The proposed plan calls for the review of the more than 11,000 documents seized from Mar-a-Lago to take place in four batches. The first involves a small set of information the Justice Department has already flagged as potentially subject to attorney-client privilege. Trump’s team has weekly deadlines stretching through Oct. 14 to identify allegedly privileged material and explain why. Prosecutors have parallel deadlines through Oct. 21, with Dearie scheduled to submit his recommendations to Cannon by Oct. 31
As of now, roughly 100 documents with various national security classification markings that were seized during the search will not be part of the special master process. Cannon ruled that they should be and rebuffed a request by prosecutors to carve those records out.
But on Wednesday night, a federal appeals court sided with the Justice Department, ruling that the government’s broad authority over classified information made it a mistake for Cannon, a Trump appointee, to include the alleged secrets in the wider review and for her to put them off-limits to criminal investigators in the meantime.
Trump’s lawyers have yet to indicate whether they plan to ask the Supreme Court to step in and restore Cannon’s original order.

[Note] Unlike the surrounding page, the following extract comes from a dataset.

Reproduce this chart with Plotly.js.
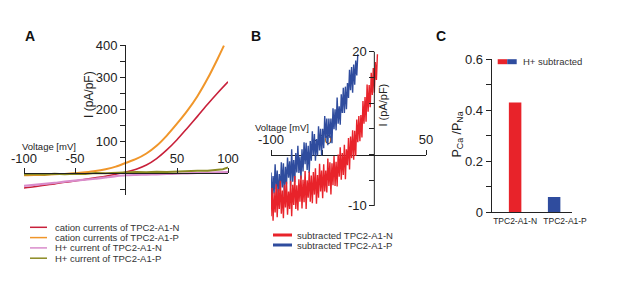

It took little time for the 11th U.S. Circuit Court of Appeals ruling against Trump to boomerang and help prompt a legal loss for one of his allies: MyPillow founder Mike Lindell.
Last week, the FBI used a search warrant to seize Lindell’s mobile phone as he waited at a Hardee’s drive-through in Mankato, Minn. Lindell filed suit on Tuesday in federal court in Minnesota, seeking a temporary restraining order requiring the government to stop accessing his phone and ultimately to return it.
However, a judge denied the restraining order on Thursday, citing, among other things, the 11th Circuit ruling against Trump a day earlier.
U.S. District Court Judge Eric Tostrud, a Trump appointee, said that Lindell’s right to get his phone back “is not obvious, and that’s understating things.” The judge’s order didn’t rule out the possibility that Lindell might be entitled to get his phone back after both sides have the chance to develop their legal arguments in court filings.
Lindell’s phone appears to have been seized in connection with an ongoing investigation into alleged tampering with voting machines in Colorado last year.
CORRECTION: An earlier version of this article misstated the focus of the investigation that led to the seizure of Mike Lindell’s phone.